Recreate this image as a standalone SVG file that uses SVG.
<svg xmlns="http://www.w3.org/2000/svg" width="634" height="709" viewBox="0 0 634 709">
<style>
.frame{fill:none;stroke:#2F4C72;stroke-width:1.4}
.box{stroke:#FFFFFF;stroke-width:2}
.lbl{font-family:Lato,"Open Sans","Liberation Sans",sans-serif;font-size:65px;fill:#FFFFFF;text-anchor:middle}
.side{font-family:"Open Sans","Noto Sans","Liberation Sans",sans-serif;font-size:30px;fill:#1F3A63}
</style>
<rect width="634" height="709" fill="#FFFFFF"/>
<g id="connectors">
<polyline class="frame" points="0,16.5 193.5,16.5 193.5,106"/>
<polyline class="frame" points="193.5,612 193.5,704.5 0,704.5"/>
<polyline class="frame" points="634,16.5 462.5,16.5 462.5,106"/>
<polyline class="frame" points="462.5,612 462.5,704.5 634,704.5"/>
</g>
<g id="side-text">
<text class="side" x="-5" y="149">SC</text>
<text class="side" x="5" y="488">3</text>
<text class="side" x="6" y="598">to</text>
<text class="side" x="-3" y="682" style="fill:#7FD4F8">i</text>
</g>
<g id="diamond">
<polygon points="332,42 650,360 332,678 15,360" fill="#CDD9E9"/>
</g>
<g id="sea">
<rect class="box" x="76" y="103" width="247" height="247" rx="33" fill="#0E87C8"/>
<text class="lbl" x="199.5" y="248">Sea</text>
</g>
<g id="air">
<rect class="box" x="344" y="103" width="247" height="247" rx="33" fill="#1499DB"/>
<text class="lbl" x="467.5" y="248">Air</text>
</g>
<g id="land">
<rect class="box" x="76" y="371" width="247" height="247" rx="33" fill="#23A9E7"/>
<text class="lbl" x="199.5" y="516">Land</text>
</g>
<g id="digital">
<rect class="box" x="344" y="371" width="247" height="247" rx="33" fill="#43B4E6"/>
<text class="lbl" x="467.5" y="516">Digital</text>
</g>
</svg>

____________

### Challenge
Return the whole listing exactly, with every line included.

### Task answer
Recreate this image as a standalone SVG file that uses SVG.
<svg xmlns="http://www.w3.org/2000/svg" width="634" height="709" viewBox="0 0 634 709">
<style>
.frame{fill:none;stroke:#2F4C72;stroke-width:1.4}
.box{stroke:#FFFFFF;stroke-width:2}
.lbl{font-family:Lato,"Open Sans","Liberation Sans",sans-serif;font-size:65px;fill:#FFFFFF;text-anchor:middle}
.side{font-family:"Open Sans","Noto Sans","Liberation Sans",sans-serif;font-size:30px;fill:#1F3A63}
</style>
<rect width="634" height="709" fill="#FFFFFF"/>
<g id="connectors">
<polyline class="frame" points="0,16.5 193.5,16.5 193.5,106"/>
<polyline class="frame" points="193.5,612 193.5,704.5 0,704.5"/>
<polyline class="frame" points="634,16.5 462.5,16.5 462.5,106"/>
<polyline class="frame" points="462.5,612 462.5,704.5 634,704.5"/>
</g>
<g id="side-text">
<text class="side" x="-5" y="149">SC</text>
<text class="side" x="5" y="488">3</text>
<text class="side" x="6" y="598">to</text>
<text class="side" x="-3" y="682" style="fill:#7FD4F8">i</text>
</g>
<g id="diamond">
<polygon points="332,42 650,360 332,678 15,360" fill="#CDD9E9"/>
</g>
<g id="sea">
<rect class="box" x="76" y="103" width="247" height="247" rx="33" fill="#0E87C8"/>
<text class="lbl" x="199.5" y="248">Sea</text>
</g>
<g id="air">
<rect class="box" x="344" y="103" width="247" height="247" rx="33" fill="#1499DB"/>
<text class="lbl" x="467.5" y="248">Air</text>
</g>
<g id="land">
<rect class="box" x="76" y="371" width="247" height="247" rx="33" fill="#23A9E7"/>
<text class="lbl" x="199.5" y="516">Land</text>
</g>
<g id="digital">
<rect class="box" x="344" y="371" width="247" height="247" rx="33" fill="#43B4E6"/>
<text class="lbl" x="467.5" y="516">Digital</text>
</g>
</svg>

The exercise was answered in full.